January 29, 2004

SIUC Country Column SIUC team helping preserve Illinois leg of Trail of Tears

by K.C. Jaehnig

CARBONDALE, Ill. -- They called it the Trail of Tears because of the losses suffered by the exiles whose weary feet created it. Then it, too, was lost.


"If you know what you're looking for, you can see it -- it's just so obvious -- but unfortunately, most people don't know what it is," says John H. Burde, a forestry professor at Southern Illinois University Carbondale.

Burde and graduate students Karen J. Frailey and Kevin N. Schraer have spent the last few months tracking down the Illinois leg of the Trail at the behest of the National Park Service, which is working to preserve and develop the paths that 19th-century soldiers once used to herd Cherokee Indians off their land.

The Trail of Tears -- actually three overland routes and a waterway -- begins near Chattanooga, Tenn., and ends in Oklahoma. Rounded up like cattle and stripped of their property under the federal Indian Removal Act of 1830, thousands of Native Americans were forced to march west on the Trail through winter storms. Many died. Congress made the Trail a national historic area in 1987 to honor them.
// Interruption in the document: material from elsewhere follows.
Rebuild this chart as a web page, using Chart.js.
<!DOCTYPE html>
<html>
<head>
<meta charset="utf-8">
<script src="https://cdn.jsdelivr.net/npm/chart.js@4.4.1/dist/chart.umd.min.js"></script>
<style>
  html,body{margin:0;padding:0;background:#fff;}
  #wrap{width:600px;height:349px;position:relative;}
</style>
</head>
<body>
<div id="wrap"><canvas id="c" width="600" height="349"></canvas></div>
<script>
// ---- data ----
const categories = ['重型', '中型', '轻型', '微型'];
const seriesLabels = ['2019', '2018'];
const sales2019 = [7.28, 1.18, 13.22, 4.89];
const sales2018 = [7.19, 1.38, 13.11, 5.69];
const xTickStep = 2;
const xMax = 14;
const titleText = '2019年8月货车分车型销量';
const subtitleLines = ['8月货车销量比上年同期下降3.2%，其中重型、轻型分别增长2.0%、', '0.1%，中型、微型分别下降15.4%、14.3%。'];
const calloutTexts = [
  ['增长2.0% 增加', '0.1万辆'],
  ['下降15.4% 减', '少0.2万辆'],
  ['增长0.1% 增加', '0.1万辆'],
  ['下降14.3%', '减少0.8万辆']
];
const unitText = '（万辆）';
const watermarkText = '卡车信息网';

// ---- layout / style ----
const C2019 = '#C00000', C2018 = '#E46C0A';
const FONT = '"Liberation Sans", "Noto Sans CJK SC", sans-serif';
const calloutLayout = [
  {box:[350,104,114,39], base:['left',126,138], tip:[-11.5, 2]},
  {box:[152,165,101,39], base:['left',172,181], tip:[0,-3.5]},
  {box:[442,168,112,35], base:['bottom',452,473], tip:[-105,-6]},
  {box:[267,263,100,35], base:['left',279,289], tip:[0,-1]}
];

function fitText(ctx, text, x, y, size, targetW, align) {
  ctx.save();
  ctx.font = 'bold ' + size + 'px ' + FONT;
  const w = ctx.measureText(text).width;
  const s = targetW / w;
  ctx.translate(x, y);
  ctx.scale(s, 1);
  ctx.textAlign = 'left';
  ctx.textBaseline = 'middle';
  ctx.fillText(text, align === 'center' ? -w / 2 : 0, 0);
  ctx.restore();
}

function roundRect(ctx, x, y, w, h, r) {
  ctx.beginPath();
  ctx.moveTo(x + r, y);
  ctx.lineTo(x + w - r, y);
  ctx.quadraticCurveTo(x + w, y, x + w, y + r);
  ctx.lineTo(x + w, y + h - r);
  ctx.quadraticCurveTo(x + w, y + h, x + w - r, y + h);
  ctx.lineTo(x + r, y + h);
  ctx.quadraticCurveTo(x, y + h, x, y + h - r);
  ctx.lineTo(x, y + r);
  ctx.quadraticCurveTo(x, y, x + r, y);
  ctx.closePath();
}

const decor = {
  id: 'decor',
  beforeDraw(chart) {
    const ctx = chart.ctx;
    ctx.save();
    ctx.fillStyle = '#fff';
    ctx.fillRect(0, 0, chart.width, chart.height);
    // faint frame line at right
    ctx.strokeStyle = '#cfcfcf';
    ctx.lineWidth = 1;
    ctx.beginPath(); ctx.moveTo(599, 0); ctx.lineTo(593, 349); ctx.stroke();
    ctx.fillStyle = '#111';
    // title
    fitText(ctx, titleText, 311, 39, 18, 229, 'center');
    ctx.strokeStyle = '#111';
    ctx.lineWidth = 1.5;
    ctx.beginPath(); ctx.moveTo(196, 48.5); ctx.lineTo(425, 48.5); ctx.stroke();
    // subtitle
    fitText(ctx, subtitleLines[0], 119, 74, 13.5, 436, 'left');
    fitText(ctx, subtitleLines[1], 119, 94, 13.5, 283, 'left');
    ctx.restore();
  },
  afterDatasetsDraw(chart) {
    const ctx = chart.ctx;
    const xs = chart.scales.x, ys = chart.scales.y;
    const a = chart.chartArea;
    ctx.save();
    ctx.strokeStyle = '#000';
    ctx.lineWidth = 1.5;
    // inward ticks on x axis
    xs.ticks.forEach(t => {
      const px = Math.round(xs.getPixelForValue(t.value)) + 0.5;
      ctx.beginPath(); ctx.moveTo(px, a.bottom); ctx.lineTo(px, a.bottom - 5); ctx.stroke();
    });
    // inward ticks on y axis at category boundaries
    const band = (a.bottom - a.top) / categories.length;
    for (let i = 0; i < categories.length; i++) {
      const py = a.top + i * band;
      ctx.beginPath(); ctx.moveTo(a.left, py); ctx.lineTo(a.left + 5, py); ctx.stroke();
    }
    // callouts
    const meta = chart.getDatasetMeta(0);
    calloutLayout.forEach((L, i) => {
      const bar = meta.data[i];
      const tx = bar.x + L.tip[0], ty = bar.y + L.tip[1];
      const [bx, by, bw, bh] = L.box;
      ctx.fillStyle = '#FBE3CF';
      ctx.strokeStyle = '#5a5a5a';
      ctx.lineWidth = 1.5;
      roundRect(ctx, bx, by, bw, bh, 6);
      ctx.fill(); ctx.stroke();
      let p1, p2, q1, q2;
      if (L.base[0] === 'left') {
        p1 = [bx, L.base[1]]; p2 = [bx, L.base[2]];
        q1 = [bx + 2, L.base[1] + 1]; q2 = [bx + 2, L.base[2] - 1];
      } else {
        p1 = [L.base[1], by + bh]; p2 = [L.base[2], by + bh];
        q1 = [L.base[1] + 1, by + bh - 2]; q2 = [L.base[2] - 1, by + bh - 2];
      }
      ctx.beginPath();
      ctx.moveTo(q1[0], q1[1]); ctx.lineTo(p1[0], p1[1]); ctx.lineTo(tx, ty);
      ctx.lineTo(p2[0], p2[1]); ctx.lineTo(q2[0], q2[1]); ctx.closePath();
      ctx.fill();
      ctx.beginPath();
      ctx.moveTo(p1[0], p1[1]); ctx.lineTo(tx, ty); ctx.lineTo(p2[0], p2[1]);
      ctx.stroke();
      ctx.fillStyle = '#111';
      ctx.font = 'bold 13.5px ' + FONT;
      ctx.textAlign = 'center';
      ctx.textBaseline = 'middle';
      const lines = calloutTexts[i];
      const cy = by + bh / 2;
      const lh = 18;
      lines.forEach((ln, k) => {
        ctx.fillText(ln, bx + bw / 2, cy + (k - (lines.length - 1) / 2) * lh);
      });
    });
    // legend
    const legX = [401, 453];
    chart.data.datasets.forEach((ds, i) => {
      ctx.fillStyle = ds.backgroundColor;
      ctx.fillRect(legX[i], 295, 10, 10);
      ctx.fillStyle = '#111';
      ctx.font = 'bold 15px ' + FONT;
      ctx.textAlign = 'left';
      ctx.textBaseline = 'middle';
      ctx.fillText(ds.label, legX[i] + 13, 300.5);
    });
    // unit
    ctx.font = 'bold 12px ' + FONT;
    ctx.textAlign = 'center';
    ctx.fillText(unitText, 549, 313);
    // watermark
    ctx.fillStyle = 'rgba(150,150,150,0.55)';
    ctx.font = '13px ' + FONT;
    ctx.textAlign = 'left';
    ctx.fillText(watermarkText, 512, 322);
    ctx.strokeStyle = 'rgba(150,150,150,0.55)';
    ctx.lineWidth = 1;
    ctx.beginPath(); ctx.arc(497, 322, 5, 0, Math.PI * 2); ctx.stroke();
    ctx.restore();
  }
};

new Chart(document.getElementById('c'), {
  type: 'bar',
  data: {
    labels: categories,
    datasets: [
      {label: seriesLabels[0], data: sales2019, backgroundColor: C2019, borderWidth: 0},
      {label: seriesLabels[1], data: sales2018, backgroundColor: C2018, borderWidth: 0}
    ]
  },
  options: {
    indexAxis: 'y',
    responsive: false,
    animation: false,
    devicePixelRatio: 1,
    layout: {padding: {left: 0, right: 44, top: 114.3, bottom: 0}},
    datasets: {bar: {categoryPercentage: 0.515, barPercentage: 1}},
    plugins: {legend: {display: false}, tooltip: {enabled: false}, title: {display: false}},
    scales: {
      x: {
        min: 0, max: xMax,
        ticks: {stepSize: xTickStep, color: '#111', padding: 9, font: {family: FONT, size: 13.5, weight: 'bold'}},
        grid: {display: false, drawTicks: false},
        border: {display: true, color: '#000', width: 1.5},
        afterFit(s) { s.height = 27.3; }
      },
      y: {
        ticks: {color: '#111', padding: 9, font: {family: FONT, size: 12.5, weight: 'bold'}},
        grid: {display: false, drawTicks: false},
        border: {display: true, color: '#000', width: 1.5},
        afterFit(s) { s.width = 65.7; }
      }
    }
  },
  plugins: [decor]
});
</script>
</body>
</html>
Only a small piece of the Trail's northern route runs through Illinois, from Golconda to a point just north of Cape Girardeau.

"Unfortunately, a lot of it is right under the existing highway -- those parts are gone," Burde said, referring to Illinois Highway 146. "A lot of it has been plowed under for agriculture, too.

"But there are numerous places not far from 146 where the original road is quite obvious. We've pretty much identified the Trail except for a piece west of Jonesboro."

Between now and the time the trees leaf out, Burde and his team are retracing their steps, this time using hand-held global positioning equipment as a sort of high-tech "trail blazer." The equipment -- basically a high-powered, wallet-sized computer -- translates radio signals from satellites to produce geographic maps of pinpoint accuracy.

"You hold it in the palm of your hand, and every five seconds, it takes a measurement," said Burde, who used the system a few years back to map trails in 27,000 acres of Shawnee Forest wilderness.

"We have to do this in the winter because in a very thick forest, the satellite images get distorted by the leaves."

In addition to walking the woods, Burde and his students will dig through archives and libraries, hoping to root out old maps, newspapers articles, letters, diary references and a host of other printed materials on the Cherokee Trail. Whatever they turn up will go into an annotated bibliography, something that could be used not just by researchers but by regular folks who want to learn more about the Trail.


"There's a lot of interest down here, a lot of community lore, and a lot of people claim kinship to the Cherokees because they stayed some time in certain areas -- they didn't just pass through," Burde said.

"We've already found some articles from the '20s and '30s. For someone interested in looking deeper, this would be a good point to start."

The Park Service could also use the material as the foundation to build what Burde calls a tourist "interpretive route" -- a means for following the trail and understanding what happened there.

"We're behind other states in this, probably because we have the shortest number of miles -- of all the states that the Trail goes through, Illinois is the only one without a museum or a cooperating visitors' center where people could go to find out about it," Burde said. "There's no place to even put out brochures.

"But that doesn't make Illinois less important. Serious winter events occurred here. When the Cherokee got over toward the river -- in November or December -- the Mississippi was iced over and they couldn't get across, so they had to set up camps. A lot of people died. There's a fairly large church cemetery east of Anna that has no headstones. The common lore is that those are Cherokee graves, but nobody knows. Even with history, some things get lost. That's why the Park Service has started this project."